(Material):

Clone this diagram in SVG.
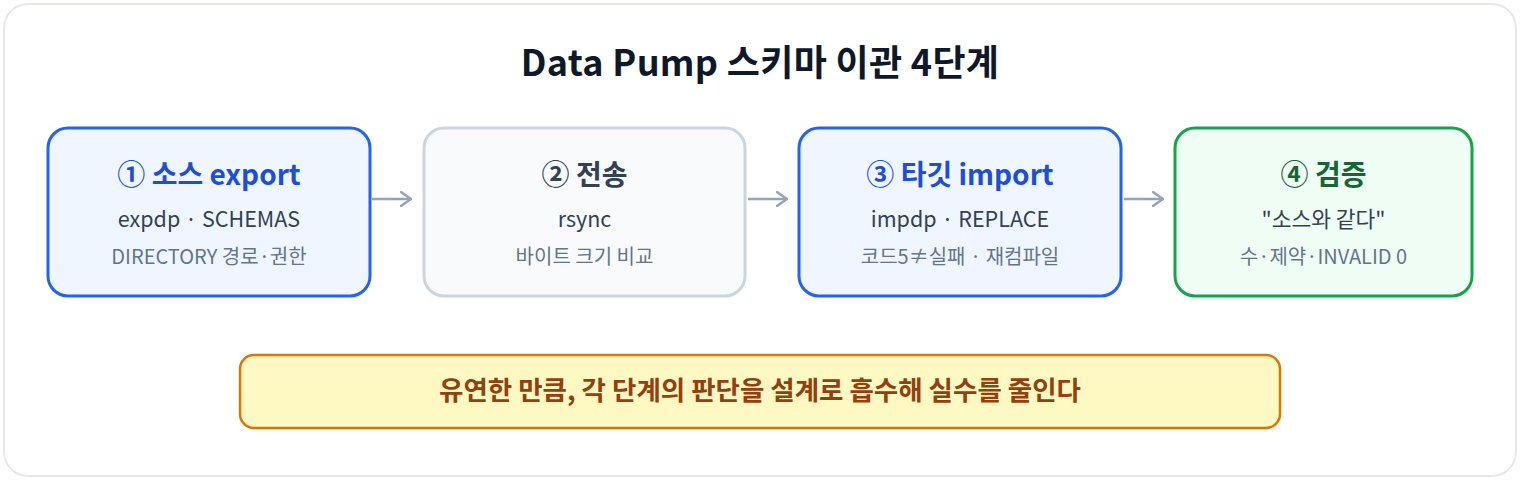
<svg xmlns="http://www.w3.org/2000/svg" width="1520" height="480" viewBox="0 0 1520 480">
<defs>
<style>
text{font-family:"Noto Sans CJK KR","Noto Sans",sans-serif;text-anchor:middle}
.t{font-size:28px;font-weight:700}
.s{font-size:21.5px;fill:#334155}
.m{font-size:20px;fill:#64748b}
.conn{stroke:#94a3b8;stroke-width:2.5;fill:none}
</style>
<marker id="ah" viewBox="0 0 12 16" refX="11" refY="8" markerWidth="12" markerHeight="16" markerUnits="userSpaceOnUse" orient="auto">
<path d="M1 1 L11 8 L1 15" fill="none" stroke="#94a3b8" stroke-width="2.5" stroke-linecap="round" stroke-linejoin="round"/>
</marker>
</defs>
<rect x="0" y="0" width="1520" height="480" fill="#ffffff"/>
<rect x="4" y="4" width="1512" height="472" rx="24" fill="#ffffff" stroke="#e2e8f0" stroke-width="2"/>
<text x="760" y="76" font-size="36" font-weight="700" fill="#0f172a" letter-spacing="0.3">Data Pump 스키마 이관 4단계</text>
<g id="connectors">
<line class="conn" x1="372" y1="199" x2="411" y2="199" marker-end="url(#ah)"/>
<line class="conn" x1="748" y1="199" x2="787" y2="199" marker-end="url(#ah)"/>
<line class="conn" x1="1124" y1="199" x2="1163" y2="199" marker-end="url(#ah)"/>
</g>
<g id="node1">
<rect x="48" y="128" width="322" height="168" rx="20" fill="#eff6ff" stroke="#2563eb" stroke-width="3"/>
<text class="t" x="209" y="184.5" fill="#1d4ed8">① 소스 export</text>
<text class="s" x="209" y="227">expdp · SCHEMAS</text>
<text class="m" x="209" y="264">DIRECTORY 경로·권한</text>
</g>
<g id="node2">
<rect x="424" y="128" width="321" height="168" rx="20" fill="#f8fafc" stroke="#cbd5e1" stroke-width="3"/>
<text class="t" x="584.5" y="184.5" fill="#334155">② 전송</text>
<text class="s" x="584.5" y="227">rsync</text>
<text class="m" x="584.5" y="264">바이트 크기 비교</text>
</g>
<g id="node3">
<rect x="799" y="128" width="322" height="168" rx="20" fill="#eff6ff" stroke="#2563eb" stroke-width="3"/>
<text class="t" x="960" y="184.5" fill="#1d4ed8">③ 타깃 import</text>
<text class="s" x="960" y="227">impdp · REPLACE</text>
<text class="m" x="960" y="264">코드5≠실패 · 재컴파일</text>
</g>
<g id="node4">
<rect x="1175" y="128" width="297" height="168" rx="20" fill="#f0fdf4" stroke="#16a34a" stroke-width="3"/>
<text class="t" x="1323.5" y="184.5" fill="#166534">④ 검증</text>
<text class="s" x="1323.5" y="227">"소스와 같다"</text>
<text class="m" x="1323.5" y="264">수·제약·INVALID 0</text>
</g>
<g id="banner">
<rect x="240" y="355" width="1040" height="73" rx="14" fill="#fef9c3" stroke="#d97706" stroke-width="2.5"/>
<text x="760" y="400" font-size="26.5" font-weight="700" fill="#92400e">유연한 만큼, 각 단계의 판단을 설계로 흡수해 실수를 줄인다</text>
</g>
</svg>
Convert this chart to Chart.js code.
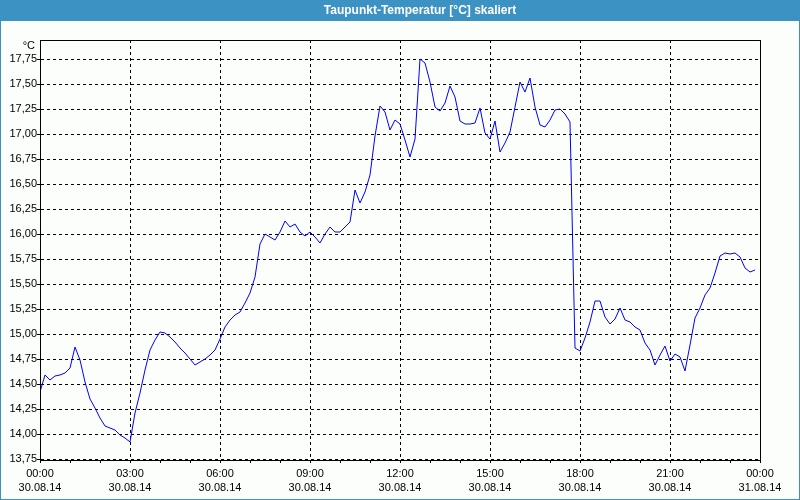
<!DOCTYPE html>
<html>
<head>
<meta charset="utf-8">
<script src="https://cdn.jsdelivr.net/npm/chart.js@4"></script>
<style>
  body { margin: 0; background: #ffffff; }
  #wrap { width: 800px; height: 500px; }
</style>
</head>
<body>
<div id="wrap"><canvas id="myChart" width="800" height="500"></canvas></div>
<script>
const CHART = document.getElementById("myChart");

// Taupunkt every 10 minutes, 30.08.14 00:00 onwards
var taupunkt = [
  14.42, 14.59, 14.54, 14.58, 14.59, 14.61, 14.66, 14.87, 14.74, 14.52,
  14.35, 14.26, 14.16, 14.08, 14.06, 14.04, 13.99, 13.96, 13.92, 14.21,
  14.41, 14.64, 14.84, 14.94, 15.02, 15.01, 14.97, 14.92, 14.86, 14.81,
  14.75, 14.69, 14.72, 14.75, 14.79, 14.84, 14.95, 15.07, 15.14, 15.19,
  15.22, 15.31, 15.41, 15.57, 15.90, 16.00, 15.97, 15.94, 16.02, 16.13,
  16.07, 16.10, 16.02, 15.98, 16.02, 15.97, 15.91, 16.00, 16.07, 16.02,
  16.02, 16.07, 16.12, 16.44, 16.31, 16.42, 16.59, 16.98, 17.28, 17.22,
  17.04, 17.14, 17.10, 16.94, 16.77, 16.95, 17.75, 17.71, 17.52, 17.27,
  17.23, 17.31, 17.48, 17.37, 17.13, 17.10, 17.10, 17.11, 17.26, 17.01,
  16.95, 17.13, 16.82, 16.91, 17.02, 17.27, 17.52, 17.42, 17.56, 17.27,
  17.09, 17.07, 17.14, 17.24, 17.25, 17.20, 17.12, 14.86, 14.83, 14.96,
  15.12, 15.33, 15.33, 15.17, 15.10, 15.15, 15.26, 15.14, 15.12, 15.07,
  15.04, 14.91, 14.84, 14.69, 14.79, 14.88, 14.73, 14.80, 14.77, 14.63,
  14.89, 15.16, 15.26, 15.39, 15.46, 15.61, 15.78, 15.81, 15.80, 15.81,
  15.77, 15.66, 15.62, 15.64
];
var minuten = taupunkt.map(function (v, i) { return i * 10; });

var yTicks = [13.75, 14.00, 14.25, 14.50, 14.75, 15.00, 15.25, 15.50, 15.75, 16.00, 16.25, 16.50, 16.75, 17.00, 17.25, 17.50, 17.75];
var xTickMinutes = [0, 180, 360, 540, 720, 900, 1080, 1260, 1440];
var xTickTimes = ["00:00", "03:00", "06:00", "09:00", "12:00", "15:00", "18:00", "21:00", "00:00"];
var xTickDates = ["30.08.14", "30.08.14", "30.08.14", "30.08.14", "30.08.14", "30.08.14", "30.08.14", "30.08.14", "31.08.14"];

var punkte = minuten.map(function (m, i) { return { x: m, y: taupunkt[i] }; });

var rahmen = {
  id: 'rahmen',
  beforeDraw: function (chart) {
    var ctx = chart.ctx;
    ctx.save();
    ctx.fillStyle = '#fbfefb';
    ctx.fillRect(0, 0, 800, 500);
    ctx.fillStyle = '#3d92c4';
    ctx.fillRect(0, 0, 800, 21);
    ctx.fillRect(0, 0, 1, 500);
    ctx.fillRect(799, 0, 1, 500);
    ctx.fillRect(0, 499, 800, 1);
    ctx.fillStyle = '#ffffff';
    ctx.font = 'bold 12px "Liberation Sans", Arial, sans-serif';
    ctx.textAlign = 'center';
    ctx.textBaseline = 'middle';
    ctx.fillText('Taupunkt-Temperatur [°C] skaliert', 420, 11);
    ctx.restore();
  },
  afterDraw: function (chart) {
    var ctx = chart.ctx;
    var a = chart.chartArea;
    ctx.save();
    ctx.setLineDash([]);
    ctx.strokeStyle = '#000000';
    ctx.lineWidth = 1;
    ctx.strokeRect(Math.round(a.left) + 0.5, Math.round(a.top) + 0.5, Math.round(a.right - a.left), Math.round(a.bottom - a.top));
    ctx.fillStyle = '#000000';
    ctx.font = '11px "Liberation Sans", Arial, sans-serif';
    ctx.textAlign = 'right';
    ctx.textBaseline = 'middle';
    ctx.fillText('°C', 35, 46);
    ctx.restore();
  }
};

let myChart = new Chart(CHART, {
  type: 'line',
  data: {
    datasets: [{
      label: 'Taupunkt',
      data: punkte,
      borderColor: '#0000ff',
      borderWidth: 1,
      pointRadius: 0,
      tension: 0,
      fill: false
    }]
  },
  plugins: [rahmen],
  options: {
    responsive: false,
    animation: false,
    layout: { padding: { top: 40, right: 40, left: 0, bottom: 0 } },
    plugins: {
      legend: { display: false },
      tooltip: { enabled: false }
    },
    scales: {
      x: {
        type: 'linear',
        min: 0,
        max: 1440,
        afterFit: function (scale) { scale.height = 40; },
        afterBuildTicks: function (scale) {
          var t = [];
          for (var m = 0; m <= 1440; m += 60) t.push({ value: m });
          scale.ticks = t;
        },
        ticks: {
          autoSkip: false,
          maxRotation: 0,
          padding: 4,
          color: '#000000',
          font: { family: '"Liberation Sans", Arial, sans-serif', size: 11, lineHeight: 1.3 },
          callback: function (value) {
            var k = xTickMinutes.indexOf(value);
            if (k < 0) return '';
            return [xTickTimes[k], xTickDates[k]];
          }
        },
        grid: {
          color: function (c) {
            return xTickMinutes.indexOf(c.tick.value) >= 0 ? '#000000' : 'rgba(0,0,0,0)';
          },
          lineWidth: 1,
          drawTicks: true,
          tickLength: 3,
          tickColor: '#000000',
          tickBorderDash: []
        },
        border: { display: true, color: '#000000', width: 1, dash: [3, 3] }
      },
      y: {
        type: 'linear',
        min: 13.74,
        max: 17.94,
        afterFit: function (scale) { scale.width = 40; },
        afterBuildTicks: function (scale) {
          scale.ticks = yTicks.map(function (v) { return { value: v }; });
        },
        ticks: {
          autoSkip: false,
          padding: 0,
          color: '#000000',
          font: { family: '"Liberation Sans", Arial, sans-serif', size: 11 },
          callback: function (value) { return value.toFixed(2).replace('.', ','); }
        },
        grid: {
          color: '#000000',
          lineWidth: 1,
          drawTicks: true,
          tickLength: 3,
          tickColor: '#000000',
          tickBorderDash: []
        },
        border: { display: true, color: '#000000', width: 1, dash: [3, 3] }
      }
    }
  }
});
</script>
</body>
</html>
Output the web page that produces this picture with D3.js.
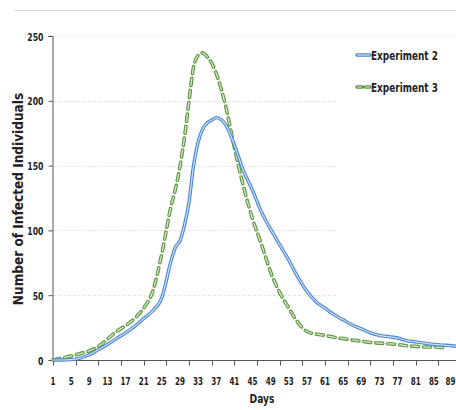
<!DOCTYPE html>
<html>
<head>
<meta charset="utf-8">
<script src="https://cdn.jsdelivr.net/npm/d3@7"></script>
<style>
  body { margin: 0; background: #fff; }
  svg text { font-family: "DejaVu Sans Condensed", "Liberation Sans Narrow", sans-serif; font-weight: bold; fill: #222; }
</style>
</head>
<body>
<div id="chart"></div>
<script>
const days = [1, 3, 5, 7, 9, 11, 13, 15, 17, 19, 21, 23, 25, 27, 28, 29, 30, 31, 32, 33, 34, 35, 36, 37, 39, 41, 43, 45, 47, 49,
  51, 53, 55, 57, 59, 61, 63, 65, 67, 69, 71, 73, 75, 77, 79, 81, 83, 85, 87, 89, 90];
const exp2 = [0, 0, 0.3, 1.5, 4, 8, 12, 16.5, 21, 26, 32, 38, 48, 76, 87, 92, 104, 122, 150, 168, 178, 183, 185, 187, 182, 166, 146, 131, 114, 101,
  89, 77, 64, 53, 45, 40, 35, 31, 27, 24, 21, 19, 18, 17, 15, 14, 13, 12, 11.5, 11, 10.5];
const exp3 = [0, 1.5, 3, 5, 7, 10.5, 16, 22, 26.5, 32, 40, 53, 82, 118, 132, 149, 172, 200, 226, 235, 237, 234, 229, 221, 197, 164, 134, 109, 89, 68,
  52, 40, 29, 22, 20, 19, 17.5, 16.5, 15.5, 14.5, 13.5, 13, 12.5, 12, 11, 10.5, 10, 10, 9.5, null, null];
const yTicks = [0, 50, 100, 150, 200, 250];
const xLabels = d3.range(1, 90, 4);
const xTickMarks = d3.range(1, 91, 5);
const seriesNames = ["Experiment 2", "Experiment 3"];

const width = 456, height = 410;
const svg = d3.select("#chart").append("svg")
  .attr("width", width)
  .attr("height", height);

const x = d3.scaleLinear().domain([1, 89]).range([53, 452]);
const y = d3.scaleLinear().domain([0, 250]).range([360, 36]);

// squeeze a text horizontally so it looks like a narrow font
function narrow(sel, px, py, w, rot) {
  sel.each(function () {
    const len = this.getComputedTextLength();
    const s = Math.min(1, w / len);
    d3.select(this).attr("x", 0).attr("y", 0)
      .attr("transform", `translate(${px},${py})${rot ? " rotate(" + rot + ")" : ""} scale(${s},1)`);
  });
}

// top separator
svg.append("line")
  .attr("x1", 14).attr("x2", width).attr("y1", 10.5).attr("y2", 10.5)
  .attr("stroke", "#dcdcdc").attr("stroke-width", 1);

// gridlines
svg.selectAll(".grid")
  .data(yTicks.filter(d => d > 0))
  .enter()
  .append("line")
  .attr("x1", 53)
  .attr("x2", d => d === 250 ? width : 337)
  .attr("y1", d => Math.round(y(d)) + 0.5)
  .attr("y2", d => Math.round(y(d)) + 0.5)
  .attr("stroke", d => d === 250 ? "#f2f2f2" : "#e4e4e4")
  .attr("stroke-dasharray", d => d === 250 ? null : "3,2");

// y axis
const yAxis = svg.append("g")
  .attr("transform", "translate(52.5,0)")
  .call(d3.axisLeft(y).tickValues(yTicks).tickSize(4).tickPadding(5));
yAxis.select(".domain").attr("stroke", "#555");
yAxis.selectAll(".tick line").attr("stroke", "#555");
yAxis.selectAll(".tick text")
  .style("font-size", "10.5px")
  .attr("dy", null)
  .each(function (d) {
    narrow(d3.select(this), -9, 4, String(d).length * 5.4);
  });

// x axis
const xAxis = svg.append("g")
  .attr("transform", "translate(0,360.5)");
xAxis.append("line")
  .attr("x1", 52).attr("x2", width).attr("stroke", "#555");
xAxis.selectAll(".tm")
  .data(xTickMarks)
  .enter()
  .append("line")
  .attr("x1", d => Math.round(x(d)) + 0.5)
  .attr("x2", d => Math.round(x(d)) + 0.5)
  .attr("y1", 0).attr("y2", 5)
  .attr("stroke", "#555");
xAxis.selectAll(".tl")
  .data(xLabels)
  .enter()
  .append("text")
  .attr("text-anchor", "middle")
  .style("font-size", "10.5px")
  .text(d => d)
  .each(function (d) {
    narrow(d3.select(this), Math.min(x(d), 450.5), 24, String(d).length * 5);
  });

// titles
svg.append("text")
  .attr("text-anchor", "middle")
  .style("font-size", "13.5px")
  .text("Number of Infected Individuals")
  .call(narrow, 23, 199, 238, -90);
svg.append("text")
  .attr("text-anchor", "middle")
  .style("font-size", "11.5px")
  .text("Days")
  .call(narrow, 262, 403, 25);

const line2 = d3.line()
  .x((d, i) => x(days[i]))
  .y(d => y(d))
  .curve(d3.curveMonotoneX);
const line3 = d3.line()
  .defined(d => d !== null)
  .x((d, i) => x(days[i]))
  .y(d => y(d))
  .curve(d3.curveMonotoneX);

const plot = svg.append("g");
// Experiment 3 : dashed double green
plot.append("path")
  .attr("d", line3(exp3))
  .attr("fill", "none")
  .attr("stroke", "#5e9641")
  .attr("stroke-width", 3.6)
  .attr("stroke-dasharray", "7,5")
  .attr("stroke-linecap", "round");
plot.append("path")
  .attr("d", line3(exp3))
  .attr("fill", "none")
  .attr("stroke", "#d6e8c8")
  .attr("stroke-width", 1.3)
  .attr("stroke-dasharray", "7,5")
  .attr("stroke-linecap", "round");

// Experiment 2 : solid double blue
plot.append("path")
  .attr("d", line2(exp2))
  .attr("fill", "none")
  .attr("stroke", "#4a86cf")
  .attr("stroke-width", 3.4);
plot.append("path")
  .attr("d", line2(exp2))
  .attr("fill", "none")
  .attr("stroke", "#cfe0f4")
  .attr("stroke-width", 1.2);

// legend
const legend = svg.append("g");
const items = [
  { name: seriesNames[0], dash: null, c: "#4a86cf", inner: "#cfe0f4", yy: 55 },
  { name: seriesNames[1], dash: "5,3", c: "#5e9641", inner: "#d6e8c8", yy: 87 }
];
items.forEach(it => {
  legend.append("line")
    .attr("x1", 357).attr("x2", 370).attr("y1", it.yy).attr("y2", it.yy)
    .attr("stroke", it.c).attr("stroke-width", 3.4)
    .attr("stroke-dasharray", it.dash).attr("stroke-linecap", "round");
  legend.append("line")
    .attr("x1", 357).attr("x2", 370).attr("y1", it.yy).attr("y2", it.yy)
    .attr("stroke", it.inner).attr("stroke-width", 1.2)
    .attr("stroke-dasharray", it.dash);
  legend.append("text")
    .style("font-size", "13px")
    .text(it.name)
    .call(narrow, 371, it.yy + 5, 67);
});
</script>
</body>
</html>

(Aim of the exercise): Exclude any pictures, and restate word for word the lines from the one containing "Convert this chart to Chart.js code." through the one containing "var minuten = taupunkt.map(function", both included.

(Final result):
Convert this chart to Chart.js code.
<!DOCTYPE html>
<html>
<head>
<meta charset="utf-8">
<script src="https://cdn.jsdelivr.net/npm/chart.js@4"></script>
<style>
  body { margin: 0; background: #ffffff; }
  #wrap { width: 800px; height: 500px; }
</style>
</head>
<body>
<div id="wrap"><canvas id="myChart" width="800" height="500"></canvas></div>
<script>
const CHART = document.getElementById("myChart");

// Taupunkt every 10 minutes, 30.08.14 00:00 onwards
var taupunkt = [
  14.42, 14.59, 14.54, 14.58, 14.59, 14.61, 14.66, 14.87, 14.74, 14.52,
  14.35, 14.26, 14.16, 14.08, 14.06, 14.04, 13.99, 13.96, 13.92, 14.21,
  14.41, 14.64, 14.84, 14.94, 15.02, 15.01, 14.97, 14.92, 14.86, 14.81,
  14.75, 14.69, 14.72, 14.75, 14.79, 14.84, 14.95, 15.07, 15.14, 15.19,
  15.22, 15.31, 15.41, 15.57, 15.90, 16.00, 15.97, 15.94, 16.02, 16.13,
  16.07, 16.10, 16.02, 15.98, 16.02, 15.97, 15.91, 16.00, 16.07, 16.02,
  16.02, 16.07, 16.12, 16.44, 16.31, 16.42, 16.59, 16.98, 17.28, 17.22,
  17.04, 17.14, 17.10, 16.94, 16.77, 16.95, 17.75, 17.71, 17.52, 17.27,
  17.23, 17.31, 17.48, 17.37, 17.13, 17.10, 17.10, 17.11, 17.26, 17.01,
  16.95, 17.13, 16.82, 16.91, 17.02, 17.27, 17.52, 17.42, 17.56, 17.27,
  17.09, 17.07, 17.14, 17.24, 17.25, 17.20, 17.12, 14.86, 14.83, 14.96,
  15.12, 15.33, 15.33, 15.17, 15.10, 15.15, 15.26, 15.14, 15.12, 15.07,
  15.04, 14.91, 14.84, 14.69, 14.79, 14.88, 14.73, 14.80, 14.77, 14.63,
  14.89, 15.16, 15.26, 15.39, 15.46, 15.61, 15.78, 15.81, 15.80, 15.81,
  15.77, 15.66, 15.62, 15.64
];
var minuten = taupunkt.map(function (v, i) { return i * 10; });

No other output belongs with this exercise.